Aus dem nicht geänderten Verhalten zu schließen, dass nichts gelernt wurde, finde ich mehr als fragwürdig, weil es viele Faktoren gibt, die ein Verhalten beeinflussen. So gibt es soziale Einflüsse, Hierarchien in Unternehmen, Erwartungen, eingelebte Prozesse, die einen in Verhaltensmuster zwingen, auch wenn man es besser weiß, weil es mal gelernt wurde.
Aus meiner persönlichen Sicht ist auch dann ein Lerneffekt erreicht, wenn ich meine Bewertung einer Situation erweitere oder ändere. Denn möglicherweise kann es auch sein, dass das Verhalten im Zeitpunkt A schlecht war, aber die beste Alternative, auch dann, wenn man noch mehr Faktoren und Erfahrungen einbezogen hat.
Zitat: „Es braucht Menschen um uns herum, die sich wissbegierig verhalten.“
Diese Aussage halte ich nur für bedingt richtig. Als Erwachsener erkenne ich in mir ein gewisses Niveau bzw. eine individuelle Leistungsfähigkeit – auch um mich zu motivieren. Dazu braucht es aber keinen Dritten. Und wenn, dann muß diese „Beziehung“ auf Augenhöhe stattfinden. Jemand, der im Vergleich zu mir vielleicht ein höheres Potential besitzt, will ich nicht ständig als Vorbild vor meiner Nase haben. Würde mich persönlich eher entmutigen, desillusionieren.
Ein „Out of the Box“-Denken kann so nicht stattfinden, …
Wie so oft falsch verwendet: „Out of the Box“ ist das Gegenteil von „Outside of the Box“!
„Out of the Box“ ist das Normale, Allgegenwärtige.

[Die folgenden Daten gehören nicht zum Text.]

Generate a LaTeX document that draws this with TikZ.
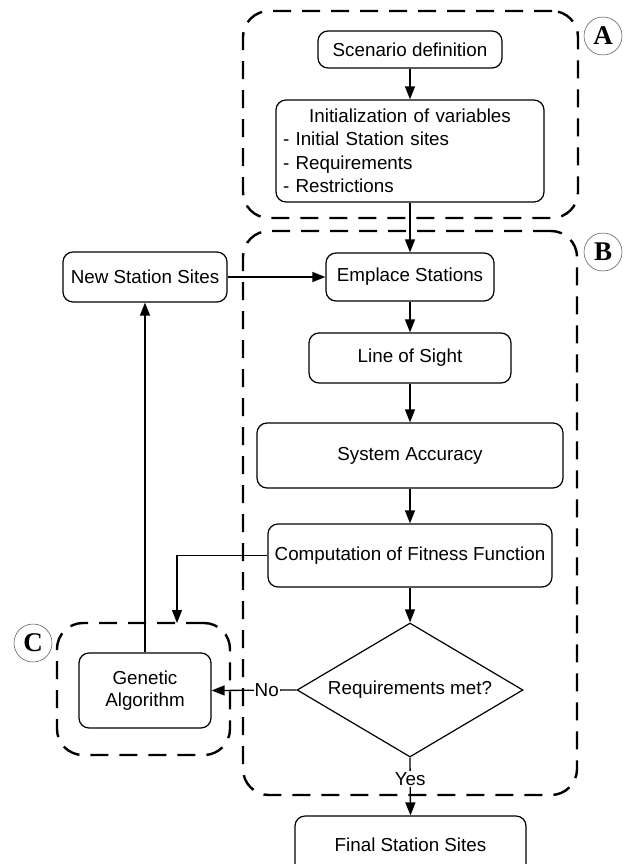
\documentclass[tikz,border=0pt]{standalone}
\usepackage{fontspec}
\setmainfont{Liberation Sans}
\newfontfamily\serifbf{Liberation Serif}
\usetikzlibrary{arrows.meta,shapes.geometric}
\begin{document}
\begin{tikzpicture}[x=1pt,y=-1pt,
  box/.style={draw, line width=1.2pt, rounded corners=10pt, align=center, inner sep=0pt, font=\fontsize{18.8}{22}\selectfont},
  grp/.style={draw, line width=2.4pt, dash pattern=on 18pt off 11pt, rounded corners=26pt, inner sep=0pt},
  arr/.style={line width=1.3pt, -{Triangle[length=13pt,width=10pt]}},
  tag/.style={circle, draw=black!70, line width=0.5pt, minimum size=38pt, inner sep=0pt, font=\serifbf\bfseries\fontsize{27}{27}\selectfont},
  lbl/.style={fill=white, inner sep=1pt, font=\fontsize{18.8}{22}\selectfont}
]
\clip (0,0) rectangle (627,864);
\fill[white] (0,0) rectangle (627,864);

% groups
\node[grp, minimum width=335pt, minimum height=207pt] (grpA) at (410.5,114.5) {};
\node[grp, minimum width=334pt, minimum height=564pt] (grpB) at (410,513) {};
\node[grp, minimum width=173pt, minimum height=132pt] (grpC) at (143.5,689) {};

\node[tag] (tA) at (603,36) {A};
\node[tag] (tB) at (603,252) {B};
\node[tag] (tC) at (33,643) {C};

% boxes
\node[box, minimum width=184pt, minimum height=37pt] (scen) at (410,49.5) {Scenario definition};
\node[box, minimum width=268pt, minimum height=102pt, text width=254pt, align=left,
      font=\fontsize{18.8}{23.5}\selectfont] (init) at (410,151)
  {\makebox[254pt][c]{Initialization of variables}\\- Initial Station sites\\- Requirements\\- Restrictions};
\node[box, minimum width=164pt, minimum height=50pt] (new) at (145,277) {New Station Sites};
\node[box, minimum width=168pt, minimum height=48pt] (emp) at (410,277) {Emplace Stations};
\node[box, minimum width=202pt, minimum height=50pt] (los) at (410,358) {Line of Sight};
\node[box, minimum width=306pt, minimum height=65pt] (sys) at (410,455.5) {System Accuracy};
\node[box, minimum width=284pt, minimum height=63pt] (comp) at (410,555.5) {Computation of Fitness Function};
\node[draw, diamond, aspect=1.687, minimum width=226pt, minimum height=134pt, inner sep=0pt,
      line width=1.2pt, font=\fontsize{18.8}{22}\selectfont] (dia) at (410,690) {Requirements met?};
\node[box, minimum width=132pt, minimum height=75pt] (ga) at (145,690.5) {Genetic\\Algorithm};
\node[box, minimum width=231pt, minimum height=58pt] (fin) at (410.5,845) {Final Station Sites};

\coordinate (cin) at (177,623);

% connectors
\draw[arr] (scen) -- (init);
\draw[arr] (init) -- (emp);
\draw[arr] (new) -- (emp);
\draw[arr] (emp) -- (los);
\draw[arr] (los) -- (sys);
\draw[arr] (sys) -- (comp);
\draw[arr] (comp) -- (dia);
\draw[arr] (dia.south) -- node[lbl, pos=0.37] {Yes} (fin.north);
\draw[arr] (dia.west) -- node[lbl, pos=0.35] {No} (ga.east);
\draw[arr] (comp.west) -| (cin);
\draw[arr] (ga.north) -- (new.south);
\end{tikzpicture}
\end{document}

„Outside of the Box“ bedeutet unkonventionell, außerhalb des Rahmens, außerhalb der Norm.
(die „Box“ ist die Schachtel, die alles Normale und Gewöhnliche inkludiert)
Wie wäre es mit deutschen Formulierungen?
Die deutsche Sprache verfügt über einen durchaus ausreichend großen Wortschatz und genug möglicher Formulierungen. Das Verwenden der ach so modernen Redewendungen aus dem Englischen ist schlicht unnötig, insbesondere, wenn sie auch noch falsch verwendet werden!
Ist das selbe mit: „etwas macht Sinn“, und dergleichen mehr, die unsere an sich schöne Sprache immer mehr verunstalten und dazu oft auch noch falsch verwendet werden.